The stakes of getting this right are high. The Times has an authority built on a century of trust in the accuracy and accountability of what gets published under its name. However, AI is a tool that when used accurately can unlock better and faster work. We need to adapt and iterate in this AI moment.

The guidelines I would build for this team would be grounded in one question: does this piece of writing make the reader feel the value of the institution? If the answer is yes, the tools we used to get there are secondary. If the answer is no, no tool justifies it.

Bold Ideas

Three Main Ideas

1
Idea One
Make the Journalism the Marketing

The best advertisement for Times journalism is Times journalism. The content strategy would utilize this. We would build content that systematically surfaces the process. This looks like showing the reader the six-month investigation, the reporter in the field, the editor who killed the story until it was right — as marketing material in its own right. As storytelling that makes people feel the stakes of what is being created and protected when they subscribe.

2
Idea Two
Build a Living Voice Document

Many brand voice guides are written once and ignored until it’s time to refresh them.
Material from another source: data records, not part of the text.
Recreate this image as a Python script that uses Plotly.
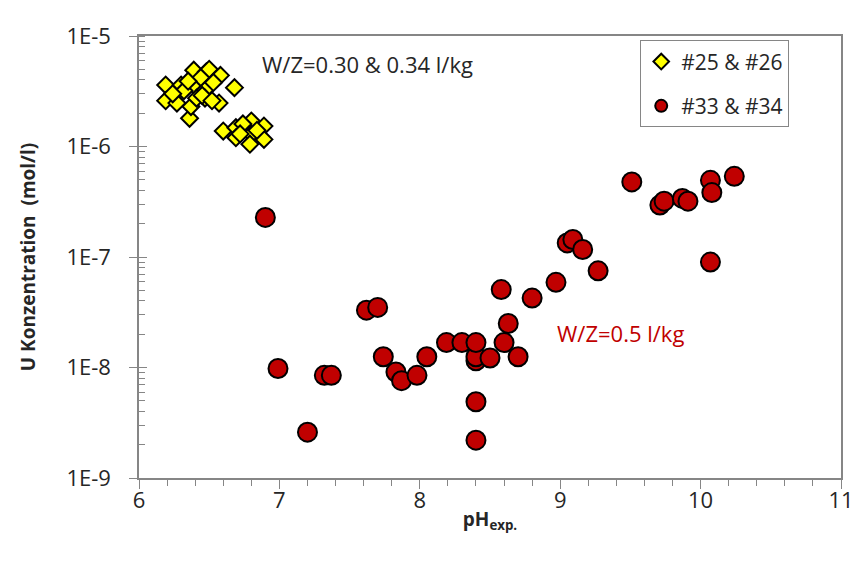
import plotly.graph_objects as go

# Yellow diamonds: #25 & #26 (W/Z = 0.30 & 0.34 l/kg)
ph_25_26 = [6.19, 6.19, 6.30, 6.27, 6.36, 6.39, 6.40, 6.37, 6.48, 6.50, 6.58, 6.47, 6.47, 6.57, 6.41, 6.68,
            6.32, 6.44, 6.53, 6.45, 6.24, 6.52, 6.35,
            6.60, 6.69, 6.80, 6.89, 6.80, 6.89, 6.69, 6.79, 6.74, 6.84, 6.72]
u_25_26 = [3.6e-6, 2.6e-6, 3.6e-6, 2.47e-6, 1.8e-6, 4.9e-6, 3.5e-6, 2.3e-6, 4.74e-6, 5.0e-6, 4.4e-6, 3.25e-6,
           2.74e-6, 2.47e-6, 2.74e-6, 3.41e-6,
           3.2e-6, 4.2e-6, 3.8e-6, 2.9e-6, 3.0e-6, 2.6e-6, 3.9e-6,
           1.38e-6, 1.48e-6, 1.7e-6, 1.53e-6, 1.29e-6, 1.16e-6, 1.2e-6, 1.05e-6, 1.6e-6, 1.4e-6, 1.3e-6]

# Red circles: #33 & #34 (W/Z = 0.5 l/kg)
ph_33_34 = [6.90, 6.99, 7.20, 7.32, 7.37, 7.62, 7.70, 7.74, 7.83, 7.87, 7.98, 8.05,
            8.19, 8.30, 8.40, 8.40, 8.40, 8.50, 8.40, 8.40, 8.58, 8.63, 8.60, 8.70, 8.80, 8.97,
            9.05, 9.09, 9.16, 9.27, 9.51, 9.71, 9.74, 9.87, 9.91, 10.07, 10.08, 10.24, 10.07]
u_33_34 = [2.28e-7, 9.8e-9, 2.6e-9, 8.5e-9, 8.5e-9, 3.3e-8, 3.5e-8, 1.25e-8, 9.1e-9, 7.6e-9, 8.5e-9, 1.25e-8,
           1.68e-8, 1.68e-8, 1.15e-8, 1.25e-8, 1.68e-8, 1.22e-8, 4.9e-9, 2.2e-9, 5.07e-8, 2.5e-8, 1.68e-8,
           1.25e-8, 4.25e-8, 5.9e-8,
           1.34e-7, 1.44e-7, 1.17e-7, 7.5e-8, 4.78e-7, 2.95e-7, 3.2e-7, 3.39e-7, 3.2e-7, 4.94e-7, 3.83e-7,
           5.37e-7, 9.0e-8]

x_ticks = [6, 7, 8, 9, 10, 11]
y_tickvals = [1e-9, 1e-8, 1e-7, 1e-6, 1e-5]
y_ticktext = ["1E-9", "1E-8", "1E-7", "1E-6", "1E-5"]

FONT = "Open Sans"
AXIS_COL = "#868686"
TXT = "#262626"

fig = go.Figure()
fig.add_trace(go.Scatter(
    x=ph_25_26, y=u_25_26, mode="markers", name="#25 & #26", legendgroup="a",
    marker=dict(symbol="diamond", size=13, color="#FFFF00", line=dict(color="black", width=2)),
))
fig.add_trace(go.Scatter(
    x=ph_33_34, y=u_33_34, mode="markers", name="#33 & #34", legendgroup="b",
    marker=dict(symbol="circle", size=19, color="#C00000", line=dict(color="black", width=2)),
))
# helper trace to carry the inner half of the y major ticks
fig.add_trace(go.Scatter(x=[6], y=[1e-5], yaxis="y2", mode="markers", marker=dict(opacity=0),
                         showlegend=False, hoverinfo="skip"))

fig.update_layout(
    width=858, height=563,
    margin=dict(l=131, r=14, t=22, b=93),
    paper_bgcolor="white", plot_bgcolor="white",
    font=dict(family=FONT, size=22, color=TXT),
    showlegend=True,
    legend=dict(
        x=0.714, y=0.99, xanchor="left", yanchor="top",
        bordercolor=AXIS_COL, borderwidth=1, bgcolor="white",
        font=dict(family=FONT, size=21, color=TXT),
        traceorder="grouped", tracegroupgap=14,
        itemsizing="constant",
    ),
    xaxis=dict(
        range=[6, 11], tickvals=x_ticks, ticks="outside", ticklen=9, tickcolor=AXIS_COL,
        showline=True, linecolor=AXIS_COL, linewidth=1.5, mirror=True,
        showgrid=False, zeroline=False,
        minor=dict(dtick=0.2, ticks="outside", ticklen=6, tickcolor=AXIS_COL, showgrid=False),
        tickfont=dict(size=22, color=TXT), ticklabelstandoff=-7,
        title=dict(text="<b>pH<sub>exp.</sub></b>", font=dict(size=19, color=TXT), standoff=0),
    ),
    yaxis=dict(
        type="log", range=[-9, -5], tickvals=y_tickvals, ticktext=y_ticktext,
        ticks="outside", ticklen=8, tickcolor=AXIS_COL,
        showline=True, linecolor=AXIS_COL, linewidth=1.5, mirror=True,
        showgrid=False, zeroline=False,
        minor=dict(dtick="D1", ticks="inside", ticklen=6, tickcolor=AXIS_COL, showgrid=False),
        tickfont=dict(size=22, color=TXT), ticklabelstandoff=14,
        title=dict(text="<b>U Konzentration  (mol/l)</b>", font=dict(size=19, color=TXT), standoff=26),
    ),
    yaxis2=dict(
        type="log", range=[-9, -5], overlaying="y", side="left", tickvals=y_tickvals,
        ticks="inside", ticklen=8, tickcolor=AXIS_COL, showticklabels=False,
        showline=False, showgrid=False, zeroline=False,
    ),
    annotations=[
        dict(x=6.86, y=-5.25, xref="x", yref="y", text="W/Z=0.30 & 0.34 l/kg", showarrow=False,
             xanchor="left", yanchor="middle", font=dict(size=22, color=TXT)),
        dict(x=8.96, y=-7.69, xref="x", yref="y", text="W/Z=0.5 l/kg", showarrow=False,
             xanchor="left", yanchor="middle", font=dict(size=22, color="#C00000")),
    ],
)

fig.write_html("out.html")
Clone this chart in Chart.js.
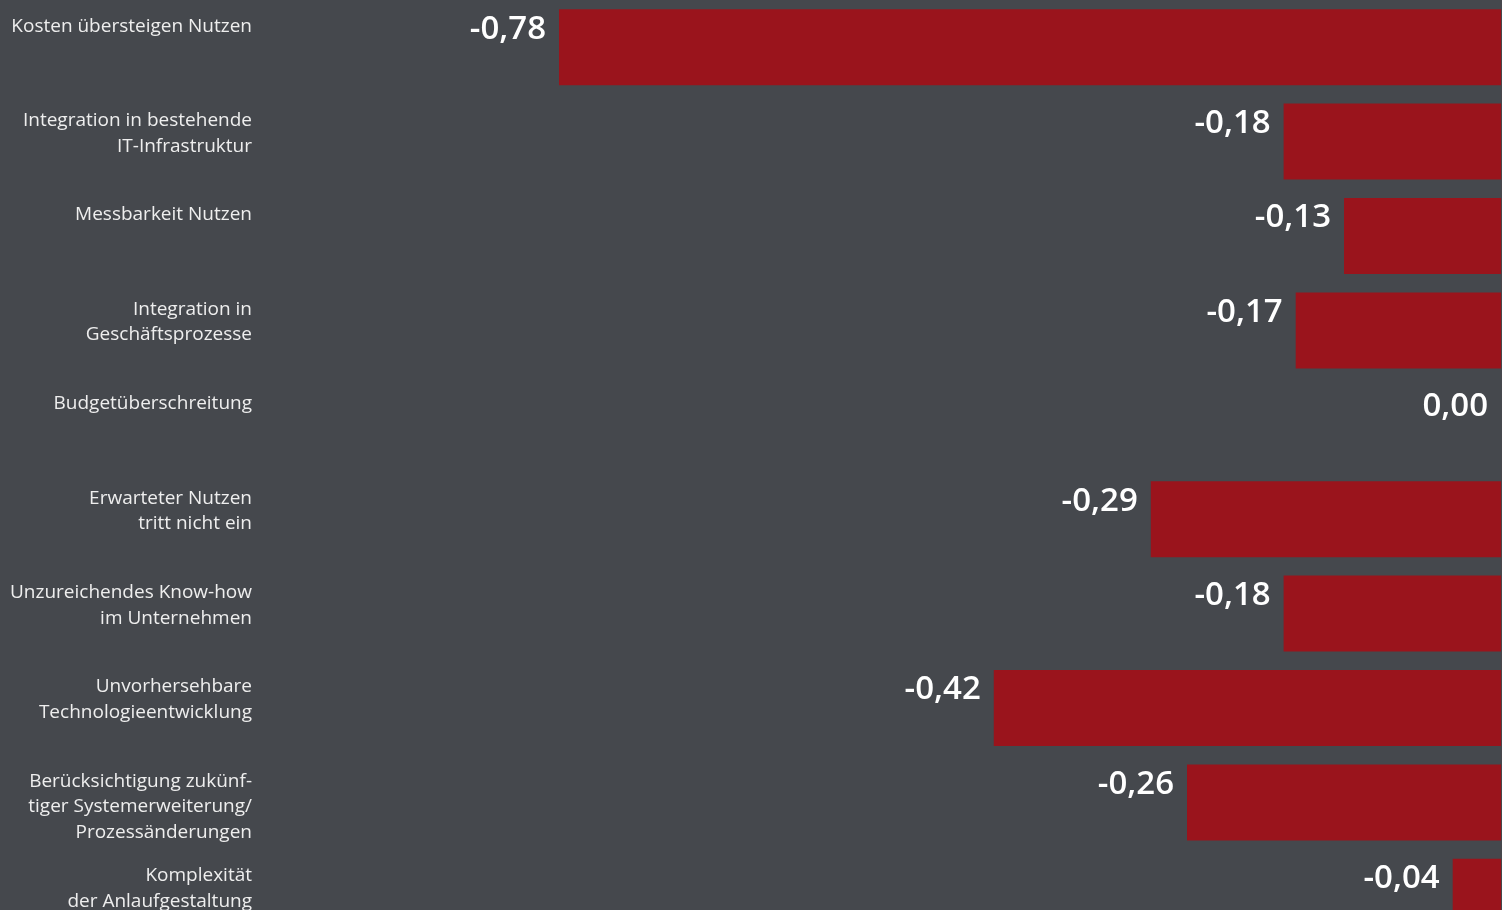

I would scrap the idea of a one-time brand guide and instead make a living document that evolves with the work, maintained by the writers themselves, and treated as a creative resource rather than a compliance document. The goal is a voice immediately specific and true to the institution that it cannot be mistaken for anything else, and more importantly — cannot be replicated by a model trained on generic marketing copy.

3
Idea Three
Let the Writers Be Writers

The best marketing the Times has ever produced has come from writers who were allowed to take the work seriously. I would build a team culture where the marketing brief is treated with the same rigor as an editorial assignment. This means that writers are encouraged to push against the expected angle, to find the surprising entry point, to write something that could stand on its own as a piece of writing, not just as a conversion vehicle. That would be the standard. And it is achievable, with the right structure underneath it.